A very good film called
Betrayal was made twenty years ago.  In it a man and woman start a torrid love affair that will ruin their lives and relationships with other people that they love.  That film was told backwards so it began with the messy break-up and ended with the nervous energy of a sprouting romance, even one that will eventually turn tragic.  In We Don't Live Here Anymore the affair has already begun before the plot of the film and the key to why the affair is actually happening is never made clear to the viewer, we are only burdened with watching the time-bomb of their lives tick down to explosion.  It feels sometimes like the affair is the manifestation of two unhappy marriages, but neither marriage is painted with enough clarity to explain this.

On top of not having a clear idea of why the affair is taking place, the characters are drawn in very sketchily.  Edith Evans, played by Naomi Watts, is the largest black hole of narrative absence in the film.  The film doesn't give her any significant scenes or backstory or motivation for her behavior.  Most of her screen time consists of either her screwing Jack Linden (Mark Ruffalo - the best performance in the film but still not equal to his work in last year's
In The Cut) or being juxtaposed with Jack's wife Terry.  There is a lot of juxtaposition in this film between the two couples, but all that really does it highlight how blank these characters are to the viewer: both have kids, both males are professors and both females are house wives (at least I think Edith was a housewife but I'm not sure the film even bothered to give her that thread of character detail).

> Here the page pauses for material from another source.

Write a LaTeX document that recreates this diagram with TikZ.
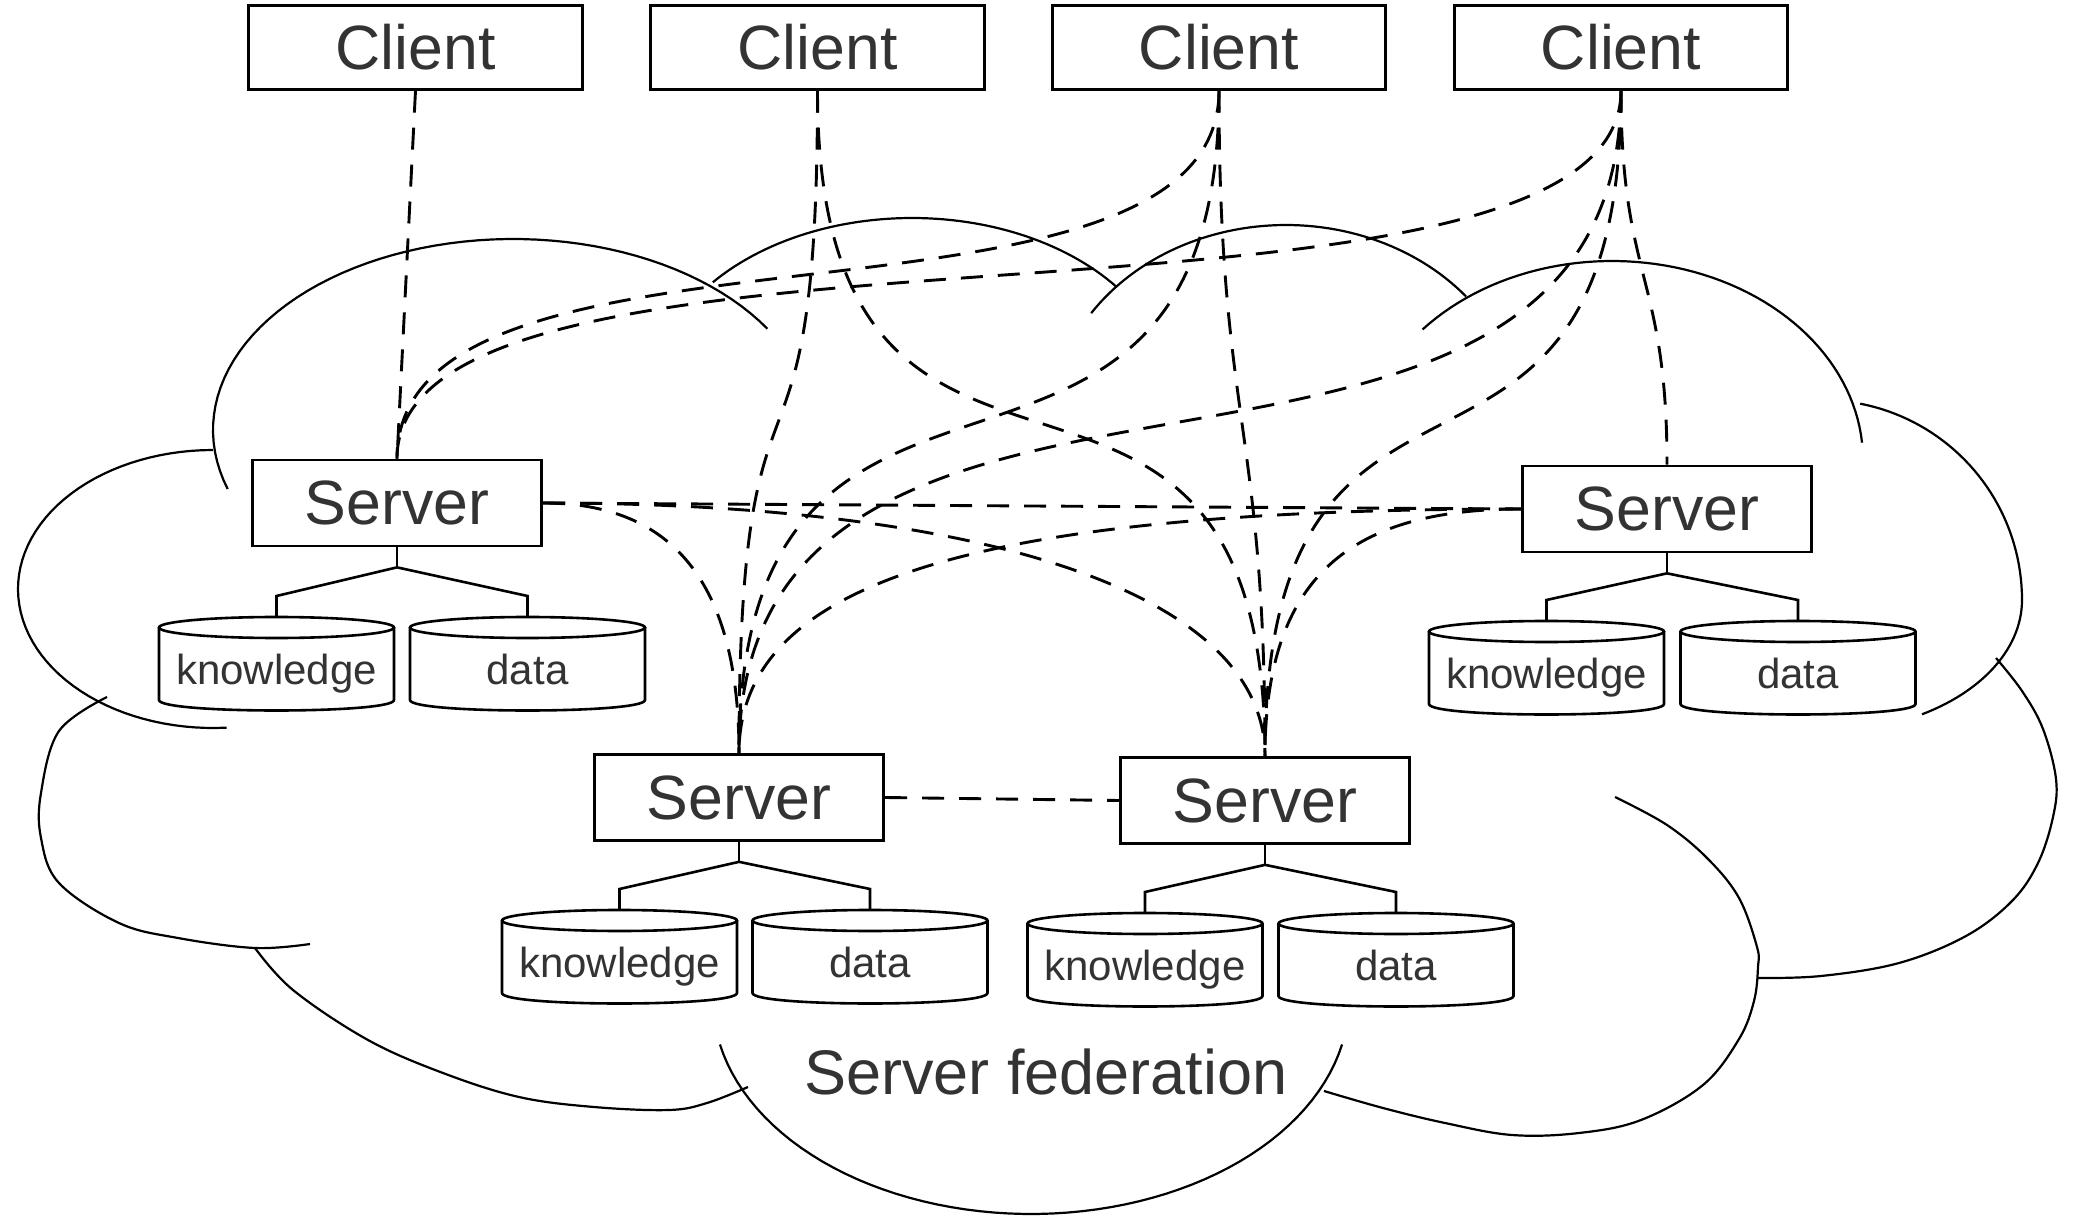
\documentclass[tikz,border=0pt]{standalone}
\usepackage{fontspec}
\setmainfont{Liberation Sans}
\usetikzlibrary{calc}
\definecolor{txt}{RGB}{51,51,51}
\newcommand\dbcyl[4]{%
  \coordinate (#1) at (#2,#3);
  \draw[cyl] (#2,#3+10.5) ellipse [x radius=58.75pt, y radius=5.25pt];
  \draw[cyl] (#2-117.5,#3+10.5) -- (#2-117.5,#3+83) .. controls (#2-117.5,#3+97) and (#2+117.5,#3+97) .. (#2+117.5,#3+83) -- (#2+117.5,#3+10.5);
  \node[dbtxt] (#1t) at (#2,#3+67) {#4};
}
\newcommand\dbbranch[3]{%
  \draw[branch] (#1.south) -- ($(#1.south)+(0,20)$);
  \draw[branch] (#2) -- ($(#2)+(0,-21)$) -- ($(#1.south)+(0,20)$) -- ($(#3)+(0,-21)$) -- (#3);
}
\newcommand\vcurve[4]{%
  \draw[conn] (#1) .. controls ($(#1)+(0,#3)$) and ($(#2)+(0,-#4)$) .. (#2);
}
\begin{document}
\begin{tikzpicture}[x=0.5pt, y=-0.5pt,
  box/.style={draw, line width=1.35pt, minimum width=166.7pt, minimum height=42pt, inner sep=0pt, text=txt, font=\fontsize{31.3}{36}\selectfont},
  srv/.style={box, minimum width=144.7pt, minimum height=43pt},
  dbtxt/.style={text=txt, font=\fontsize{21}{25}\selectfont, anchor=base, inner sep=0pt},
  conn/.style={line width=1.45pt, dash pattern=on 11pt off 7.5pt},
  cloudline/.style={line width=1.1pt},
  branch/.style={line width=1.3pt},
  cyl/.style={line width=1.3pt}]
\fill[white] (0,0) rectangle (2088,1224);
\useasboundingbox (0,0) rectangle (2088,1224);

% ---- cloud ----
\begin{scope}[cloudline]
\draw plot[domain=162:328, samples=60, variable=\t] ({513+300*cos(\t)}, {430+191*sin(\t)});
\draw plot[domain=86:270, samples=60, variable=\t] ({213+195*cos(\t)}, {589+139*sin(\t)});
\draw plot[smooth, tension=0.6] coordinates {(107,697) (59,731) (41,793) (41,838) (59,883) (119,923) (178,938) (255,948) (310,944)};
\draw plot[smooth, tension=0.6] coordinates {(255,948) (293,990) (368,1040) (443,1073) (519,1097) (594,1107) (669,1110) (707,1103) (748,1087)};
\draw plot[domain=12:168, samples=60, variable=\t] ({1031+318*cos(\t)}, {1000+214*sin(\t)});
\draw plot[smooth, tension=0.6] coordinates {(1324,1091) (1383,1108) (1445,1123) (1512,1135) (1579,1133) (1641,1120) (1703,1085) (1739,1039) (1754,1001) (1758,967) (1757,947) (1739,898) (1708,859) (1667,825) (1615,797)};
\draw plot[smooth, tension=0.6] coordinates {(1996,658) (2022,691) (2043,729) (2056,779) (2053,817) (2038,863) (2012,901) (1966,936) (1899,963) (1821,976) (1757,978)};
\draw plot[domain=281:360, samples=40, variable=\t] ({1822+200*cos(\t)}, {600+200*sin(\t)})
      -- plot[domain=0:60, samples=30, variable=\t] ({1822+200*cos(\t)}, {600+132*sin(\t)});
\draw plot[domain=221:355, samples=60, variable=\t] ({1612+251*cos(\t)}, {460+199*sin(\t)});
\draw plot[domain=214:320, samples=60, variable=\t] ({1286+235*cos(\t)}, {425+200*sin(\t)});
\draw plot[domain=220:322, samples=60, variable=\t] ({912+260*cos(\t)}, {398+180*sin(\t)});
\end{scope}

% ---- nodes ----
\node[box] (c1) at (415.5,47.3) {Client};
\node[box] (c2) at (817.5,47.3) {Client};
\node[box] (c3) at (1219,47.3) {Client};
\node[box] (c4) at (1621,47.3) {Client};
\node[srv] (s1) at (397,503) {Server};
\node[srv] (s2) at (1667,509) {Server};
\node[srv] (s3) at (739,797.5) {Server};
\node[srv] (s4) at (1265,800.5) {Server};

\dbcyl{k1}{276.5}{617}{knowledge}
\dbcyl{d1}{527.5}{617}{data}
\dbcyl{k2}{1546.5}{621}{knowledge}
\dbcyl{d2}{1798}{621}{data}
\dbcyl{k3}{619.5}{910}{knowledge}
\dbcyl{d3}{870}{910}{data}
\dbcyl{k4}{1145}{913}{knowledge}
\dbcyl{d4}{1396}{913}{data}

\dbbranch{s1}{k1}{d1}
\dbbranch{s2}{k2}{d2}
\dbbranch{s3}{k3}{d3}
\dbbranch{s4}{k4}{d4}

\node[text=txt, font=\fontsize{31.5}{36}\selectfont, anchor=base, inner sep=0pt] (fed) at (1046,1094) {Server federation};

% ---- connectors ----
\draw[conn] (c1.south) -- (s1.north);
\vcurve{c2.south}{s3.north}{450}{450}
\vcurve{c2.south}{s4.north}{520}{520}
\vcurve{c3.south}{s1.north}{270}{270}
\vcurve{c3.south}{s3.north}{500}{500}
\vcurve{c3.south}{s4.north}{333}{333}
\vcurve{c4.south}{s1.north}{280}{280}
\vcurve{c4.south}{s3.north}{505}{505}
\vcurve{c4.south}{s4.north}{480}{480}
\vcurve{c4.south}{s2.north}{190}{190}
\draw[conn] (s1.east) -- (s2.west);
\draw[conn] (s1.east) .. controls ($(s1.east)+(130,0)$) and ($(s3.north)+(0,-170)$) .. (s3.north);
\draw[conn] (s1.east) .. controls ($(s1.east)+(450,0)$) and ($(s4.north)+(0,-160)$) .. (s4.north);
\draw[conn] (s2.west) .. controls ($(s2.west)+(-550,0)$) and ($(s3.north)+(0,-170)$) .. (s3.north);
\draw[conn] (s2.west) .. controls ($(s2.west)+(-170,0)$) and ($(s4.north)+(0,-180)$) .. (s4.north);
\draw[conn] (s3.east) -- (s4.west);
\end{tikzpicture}
\end{document}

Director John Curran (who previously made
Praise, well liked by some but unseen by me) tries to keep the film interesting visually and he mostly succeeds, finding moments of lyrical beauty between the fights and abuse.  He also makes good use of the sound design, using noise and music to help make transitions and juxtapositions of scenes fit when they probably couldn't otherwise.  However, together with the screenplay by Larry Gross (on stories by Andre Dubus) he is unable to stage fights that have much impact or realistic weight to them.  For instance, compare any of the argument scenes here with the argument in the other Dubus adaptation In the Bedroom: where a fight is interrupted by a girl scout selling cookies and in which both opposing sides go through a variety of emotions (not just venom and hatred - the two notes played most often in We Don't Live Here Anymore).  Also, We Don't Live Here Anymore sometimes doesn't know where to draw the line between melodrama and offensive insinuations; especially in one key scene that suggests an imminent murder of children, which doesn't register as anything beyond shameful audience manipulation.